The design and implementation of cycling-friendly infrastructure are key to preventing salmoning. Essential elements include:

  • Bicycle Lanes: Clearly marked and dedicated bicycle lanes encourage cyclists to ride in the correct direction, reducing the temptation to ride against traffic.
  • Signage: Proper signs that indicate the direction of traffic flow for cyclists are crucial. These signs not only remind cyclists of the law but also alert motorists to the presence of bicycles.
  • Physical Barriers: In certain areas, physical barriers can be effective in separating bike lanes from vehicle traffic, making it difficult for cyclists to ride against the flow of traffic.
  • Educational Signage: Signs that explicitly warn against the dangers of salmoning, coupled with reminders of the CVC requirements, raise awareness directly where cyclists make decisions about their riding direction.

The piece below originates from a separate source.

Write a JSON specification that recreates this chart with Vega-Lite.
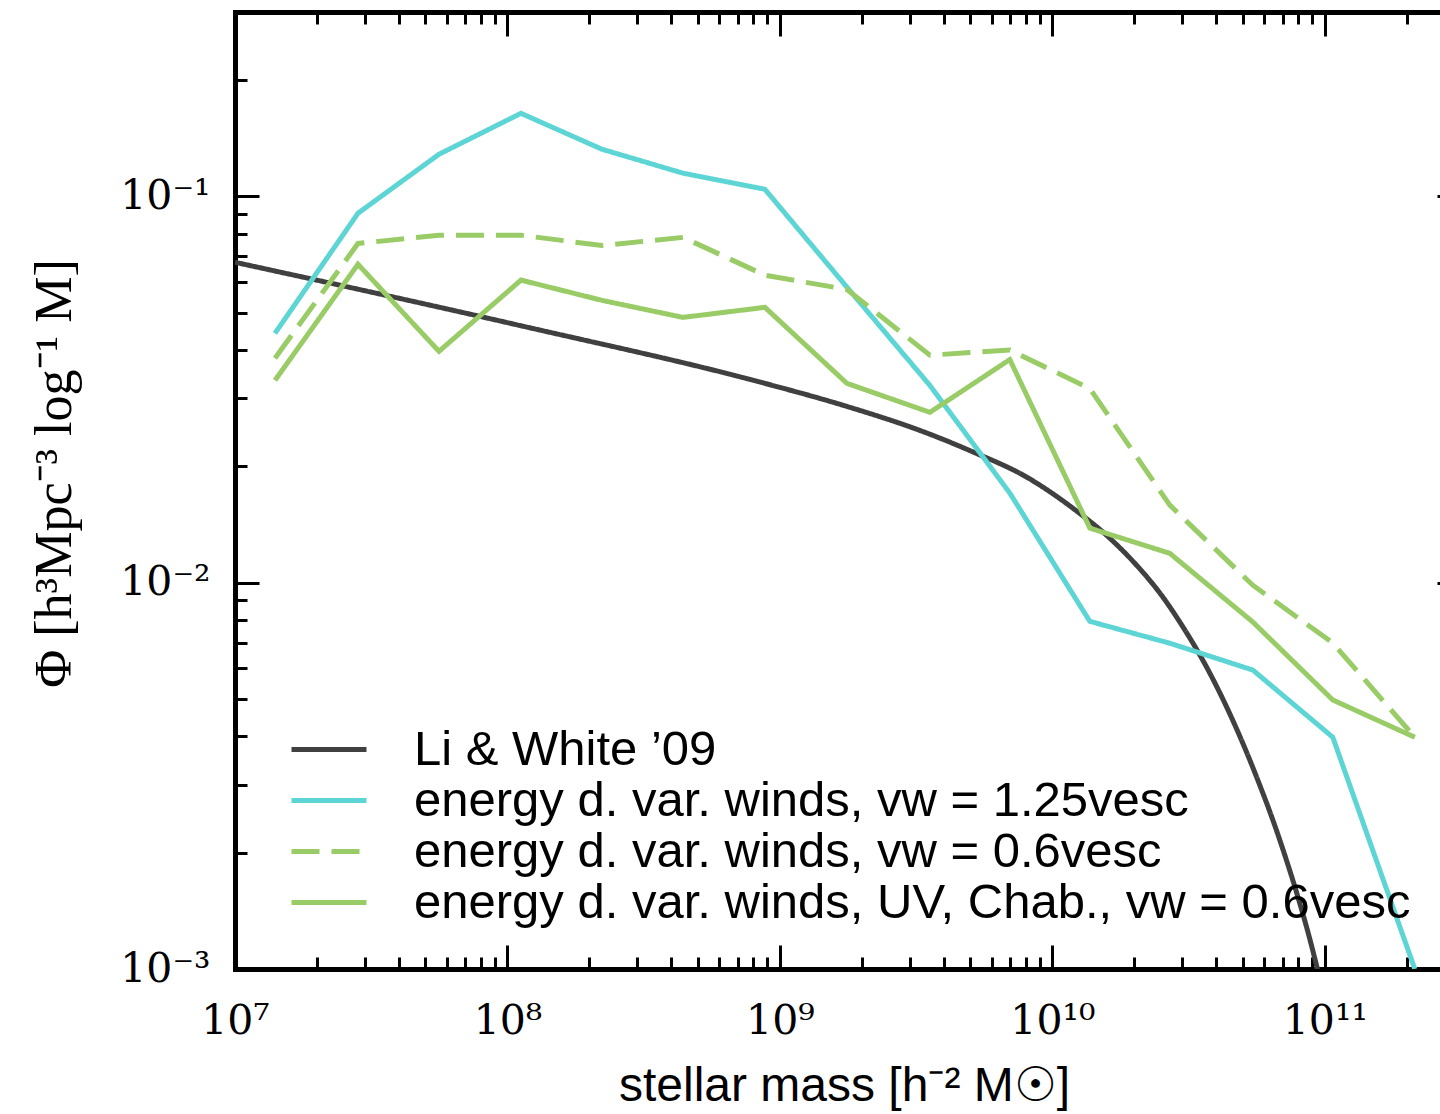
{
  "$schema": "https://vega.github.io/schema/vega-lite/v6.json",
  "width": 1226,
  "height": 957,
  "autosize": {"type": "none"},
  "padding": {"left": 235, "top": 12, "right": 0, "bottom": 145},
  "background": "white",
  "config": {"view": {"stroke": null}, "axis": {"grid": false}},
  "data": {"values": [
    {"series": "Li & White ’09", "mass": 1e7, "phi": 0.0675},
    {"series": "Li & White ’09", "mass": 1.112e8, "phi": 0.0463},
    {"series": "Li & White ’09", "mass": 8.81e8, "phi": 0.0328},
    {"series": "Li & White ’09", "mass": 1.702e9, "phi": 0.0288},
    {"series": "Li & White ’09", "mass": 3.46e9, "phi": 0.0244},
    {"series": "Li & White ’09", "mass": 5.11e9, "phi": 0.0218},
    {"series": "Li & White ’09", "mass": 8.05e9, "phi": 0.01876},
    {"series": "Li & White ’09", "mass": 1.23e10, "phi": 0.01531},
    {"series": "Li & White ’09", "mass": 1.626e10, "phi": 0.01303},
    {"series": "Li & White ’09", "mass": 1.974e10, "phi": 0.01137},
    {"series": "Li & White ’09", "mass": 2.544e10, "phi": 0.00918},
    {"series": "Li & White ’09", "mass": 3.012e10, "phi": 0.00769},
    {"series": "Li & White ’09", "mass": 3.567e10, "phi": 0.0063},
    {"series": "Li & White ’09", "mass": 4.224e10, "phi": 0.005},
    {"series": "Li & White ’09", "mass": 5.002e10, "phi": 0.00384},
    {"series": "Li & White ’09", "mass": 5.774e10, "phi": 0.00299},
    {"series": "Li & White ’09", "mass": 6.447e10, "phi": 0.00243},
    {"series": "Li & White ’09", "mass": 7.255e10, "phi": 0.0019},
    {"series": "Li & White ’09", "mass": 8.095e10, "phi": 0.00148},
    {"series": "Li & White ’09", "mass": 8.81e10, "phi": 0.001196},
    {"series": "Li & White ’09", "mass": 9.43e10, "phi": 0.00099},

    {"series": "energy d. var. winds, vw = 1.25vesc", "mass": 1.402e7, "phi": 0.0442},
    {"series": "energy d. var. winds, vw = 1.25vesc", "mass": 2.827e7, "phi": 0.0904},
    {"series": "energy d. var. winds, vw = 1.25vesc", "mass": 5.607e7, "phi": 0.1285},
    {"series": "energy d. var. winds, vw = 1.25vesc", "mass": 1.121e8, "phi": 0.164},
    {"series": "energy d. var. winds, vw = 1.25vesc", "mass": 2.222e8, "phi": 0.1324},
    {"series": "energy d. var. winds, vw = 1.25vesc", "mass": 4.406e8, "phi": 0.1148},
    {"series": "energy d. var. winds, vw = 1.25vesc", "mass": 8.81e8, "phi": 0.1043},
    {"series": "energy d. var. winds, vw = 1.25vesc", "mass": 1.762e9, "phi": 0.0582},
    {"series": "energy d. var. winds, vw = 1.25vesc", "mass": 3.553e9, "phi": 0.0324},
    {"series": "energy d. var. winds, vw = 1.25vesc", "mass": 6.98e9, "phi": 0.01706},
    {"series": "energy d. var. winds, vw = 1.25vesc", "mass": 1.373e10, "phi": 0.00794},
    {"series": "energy d. var. winds, vw = 1.25vesc", "mass": 2.699e10, "phi": 0.00697},
    {"series": "energy d. var. winds, vw = 1.25vesc", "mass": 5.443e10, "phi": 0.00594},
    {"series": "energy d. var. winds, vw = 1.25vesc", "mass": 1.07e11, "phi": 0.00398},
    {"series": "energy d. var. winds, vw = 1.25vesc", "mass": 2.14e11, "phi": 0.001},

    {"series": "energy d. var. winds, vw = 0.6vesc", "mass": 1.402e7, "phi": 0.0381},
    {"series": "energy d. var. winds, vw = 0.6vesc", "mass": 2.827e7, "phi": 0.0755},
    {"series": "energy d. var. winds, vw = 0.6vesc", "mass": 5.607e7, "phi": 0.0793},
    {"series": "energy d. var. winds, vw = 0.6vesc", "mass": 1.121e8, "phi": 0.0793},
    {"series": "energy d. var. winds, vw = 0.6vesc", "mass": 2.222e8, "phi": 0.0746},
    {"series": "energy d. var. winds, vw = 0.6vesc", "mass": 4.406e8, "phi": 0.0783},
    {"series": "energy d. var. winds, vw = 0.6vesc", "mass": 8.81e8, "phi": 0.0625},
    {"series": "energy d. var. winds, vw = 0.6vesc", "mass": 1.762e9, "phi": 0.0574},
    {"series": "energy d. var. winds, vw = 0.6vesc", "mass": 3.553e9, "phi": 0.0388},
    {"series": "energy d. var. winds, vw = 0.6vesc", "mass": 6.98e9, "phi": 0.04},
    {"series": "energy d. var. winds, vw = 0.6vesc", "mass": 1.373e10, "phi": 0.0318},
    {"series": "energy d. var. winds, vw = 0.6vesc", "mass": 2.699e10, "phi": 0.01587},
    {"series": "energy d. var. winds, vw = 0.6vesc", "mass": 5.443e10, "phi": 0.00985},
    {"series": "energy d. var. winds, vw = 0.6vesc", "mass": 1.07e11, "phi": 0.00698},
    {"series": "energy d. var. winds, vw = 0.6vesc", "mass": 2.14e11, "phi": 0.00398},

    {"series": "energy d. var. winds, UV, Chab., vw = 0.6vesc", "mass": 1.402e7, "phi": 0.0334},
    {"series": "energy d. var. winds, UV, Chab., vw = 0.6vesc", "mass": 2.827e7, "phi": 0.0667},
    {"series": "energy d. var. winds, UV, Chab., vw = 0.6vesc", "mass": 5.607e7, "phi": 0.0397},
    {"series": "energy d. var. winds, UV, Chab., vw = 0.6vesc", "mass": 1.121e8, "phi": 0.0607},
    {"series": "energy d. var. winds, UV, Chab., vw = 0.6vesc", "mass": 2.222e8, "phi": 0.0538},
    {"series": "energy d. var. winds, UV, Chab., vw = 0.6vesc", "mass": 4.406e8, "phi": 0.0486},
    {"series": "energy d. var. winds, UV, Chab., vw = 0.6vesc", "mass": 8.81e8, "phi": 0.0516},
    {"series": "energy d. var. winds, UV, Chab., vw = 0.6vesc", "mass": 1.762e9, "phi": 0.0328},
    {"series": "energy d. var. winds, UV, Chab., vw = 0.6vesc", "mass": 3.553e9, "phi": 0.0276},
    {"series": "energy d. var. winds, UV, Chab., vw = 0.6vesc", "mass": 6.98e9, "phi": 0.0378},
    {"series": "energy d. var. winds, UV, Chab., vw = 0.6vesc", "mass": 1.373e10, "phi": 0.01384},
    {"series": "energy d. var. winds, UV, Chab., vw = 0.6vesc", "mass": 2.699e10, "phi": 0.01191},
    {"series": "energy d. var. winds, UV, Chab., vw = 0.6vesc", "mass": 5.443e10, "phi": 0.00791},
    {"series": "energy d. var. winds, UV, Chab., vw = 0.6vesc", "mass": 1.07e11, "phi": 0.00497},
    {"series": "energy d. var. winds, UV, Chab., vw = 0.6vesc", "mass": 2.14e11, "phi": 0.00398}
  ]},
  "layer": [
    {
      "transform": [{"filter": "datum.series === 'Li & White ’09'"}],
      "mark": {"type": "line", "strokeWidth": 5, "clip": true, "interpolate": "monotone"},
      "encoding": {
        "x": {
          "field": "mass", "type": "quantitative",
          "scale": {"type": "log", "domain": [1e7, 3.162e11], "nice": false},
          "axis": {
            "orient": "bottom",
            "values": [1e7,2e7,3e7,4e7,5e7,6e7,7e7,8e7,9e7,1e8,2e8,3e8,4e8,5e8,6e8,7e8,8e8,9e8,1e9,2e9,3e9,4e9,5e9,6e9,7e9,8e9,9e9,1e10,2e10,3e10,4e10,5e10,6e10,7e10,8e10,9e10,1e11,2e11,3e11],
            "title": "stellar mass [h⁻² M☉]",
            "titleFont": "Liberation Sans", "titleFontSize": 48, "titleFontWeight": "normal", "titleColor": "black",
            "titleX": 609, "titleY": 131, "titleAlign": "center", "titleBaseline": "alphabetic",
            "domainColor": "black", "domainWidth": 5, "domainCap": "square",
            "tickColor": "black", "tickWidth": 3,
            "tickSize": {"condition": {"test": "abs(log(datum.value)/LN10 - round(log(datum.value)/LN10)) < 0.01", "value": -24}, "value": -12},
            "labelExpr": "abs(log(datum.value)/LN10 - round(log(datum.value)/LN10)) < 0.01 ? '10' + ['⁰','¹','²','³','⁴','⁵','⁶','⁷','⁸','⁹','¹⁰','¹¹'][round(log(datum.value)/LN10)] : ''",
            "labelFont": "DejaVu Serif", "labelFontSize": 41, "labelColor": "black",
            "labelBaseline": "alphabetic", "labelAlign": "center", "labelPadding": 88,
            "labelFlush": false, "labelOverlap": false
          }
        },
        "y": {
          "field": "phi", "type": "quantitative",
          "scale": {"type": "log", "domain": [0.001, 0.3], "nice": false},
          "axis": {
            "orient": "left",
            "values": [0.001,0.002,0.003,0.004,0.005,0.006,0.007,0.008,0.009,0.01,0.02,0.03,0.04,0.05,0.06,0.07,0.08,0.09,0.1,0.2],
            "title": "Φ [h³Mpc⁻³ log⁻¹ M]",
            "titleFont": "Liberation Serif", "titleFontSize": 52, "titleFontWeight": "normal", "titleColor": "black",
            "titleX": -181, "titleY": 461, "titleAngle": -90, "titleAlign": "center", "titleBaseline": "middle",
            "domainColor": "black", "domainWidth": 5, "domainCap": "square",
            "tickColor": "black", "tickWidth": 3,
            "tickSize": {"condition": {"test": "abs(log(datum.value)/LN10 - round(log(datum.value)/LN10)) < 0.01", "value": -24}, "value": -12},
            "labelExpr": "abs(log(datum.value)/LN10 - round(log(datum.value)/LN10)) < 0.01 ? '10⁻' + ['⁰','¹','²','³'][-round(log(datum.value)/LN10)] : ''",
            "labelFont": "DejaVu Serif", "labelFontSize": 41, "labelColor": "black",
            "labelBaseline": "middle", "labelAlign": "right", "labelPadding": 49,
            "labelFlush": false, "labelOverlap": false
          }
        },
        "color": {
          "field": "series", "type": "nominal",
          "scale": {
            "domain": ["Li & White ’09", "energy d. var. winds, vw = 1.25vesc", "energy d. var. winds, vw = 0.6vesc", "energy d. var. winds, UV, Chab., vw = 0.6vesc"],
            "range": ["#404040", "#5dd5d5", "#99cc66", "#99cc66"]
          },
          "legend": {
            "orient": "none", "legendX": 54, "legendY": 712, "title": null, "padding": 0,
            "symbolType": "stroke", "symbolSize": 5625, "symbolStrokeWidth": 5,
            "labelFont": "Liberation Sans", "labelFontSize": 49, "labelColor": "black",
            "labelOffset": 45, "labelLimit": 1400, "rowPadding": 0, "clipHeight": 51
          }
        },
        "strokeDash": {
          "field": "series", "type": "nominal",
          "scale": {
            "domain": ["Li & White ’09", "energy d. var. winds, vw = 1.25vesc", "energy d. var. winds, vw = 0.6vesc", "energy d. var. winds, UV, Chab., vw = 0.6vesc"],
            "range": [[1, 0], [1, 0], [28, 12], [1, 0]]
          },
          "legend": {
            "orient": "none", "legendX": 54, "legendY": 712, "title": null, "padding": 0,
            "symbolType": "stroke", "symbolSize": 5625, "symbolStrokeWidth": 5,
            "labelFont": "Liberation Sans", "labelFontSize": 49, "labelColor": "black",
            "labelOffset": 45, "labelLimit": 1400, "rowPadding": 0, "clipHeight": 51
          }
        }
      }
    },
    {
      "transform": [{"filter": "datum.series !== 'Li & White ’09'"}],
      "mark": {"type": "line", "strokeWidth": 5, "clip": true},
      "encoding": {
        "x": {"field": "mass", "type": "quantitative", "scale": {"type": "log", "domain": [1e7, 3.162e11], "nice": false}, "axis": null},
        "y": {"field": "phi", "type": "quantitative", "scale": {"type": "log", "domain": [0.001, 0.3], "nice": false}, "axis": null},
        "color": {"field": "series", "type": "nominal"},
        "strokeDash": {"field": "series", "type": "nominal"}
      }
    },
    {
      "mark": {"type": "line", "opacity": 0},
      "encoding": {
        "x": {
          "field": "mass", "type": "quantitative",
          "scale": {"type": "log", "domain": [1e7, 3.162e11], "nice": false},
          "axis": {
            "orient": "top", "title": null, "labels": false,
            "values": [1e7,2e7,3e7,4e7,5e7,6e7,7e7,8e7,9e7,1e8,2e8,3e8,4e8,5e8,6e8,7e8,8e8,9e8,1e9,2e9,3e9,4e9,5e9,6e9,7e9,8e9,9e9,1e10,2e10,3e10,4e10,5e10,6e10,7e10,8e10,9e10,1e11,2e11,3e11],
            "domainColor": "black", "domainWidth": 5, "domainCap": "square",
            "tickColor": "black", "tickWidth": 3,
            "tickSize": {"condition": {"test": "abs(log(datum.value)/LN10 - round(log(datum.value)/LN10)) < 0.01", "value": -24}, "value": -12}
          }
        },
        "y": {
          "field": "phi", "type": "quantitative",
          "scale": {"type": "log", "domain": [0.001, 0.3], "nice": false},
          "axis": {
            "orient": "right", "title": null, "labels": false,
            "values": [0.001,0.002,0.003,0.004,0.005,0.006,0.007,0.008,0.009,0.01,0.02,0.03,0.04,0.05,0.06,0.07,0.08,0.09,0.1,0.2],
            "domainColor": "black", "domainWidth": 5, "domainCap": "square",
            "tickColor": "black", "tickWidth": 3,
            "tickSize": {"condition": {"test": "abs(log(datum.value)/LN10 - round(log(datum.value)/LN10)) < 0.01", "value": -24}, "value": -12}
          }
        }
      }
    }
  ],
  "resolve": {"axis": {"x": "independent", "y": "independent"}}
}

By combining community initiatives with the right signs and infrastructure, cyclists’ awareness and adherence to traffic laws increase. These efforts collectively contribute to making roads safer for both cyclists and motorists, reducing the incidence of accidents and enhancing the overall cycling experience in California.

Conclusion

Riding with traffic isn’t just a legal requirement—it’s a crucial part of keeping yourself safe on the road. Through understanding the risks of salmoning and the importance of following the CVC, you’re taking a big step towards safer cycling. Remember, it’s not just about you. It’s about creating a safer environment for everyone on the road. Let’s embrace the resources available, from community programs to improved infrastructure, and make informed choices that protect us all. Stay safe and ride right—your journey matters.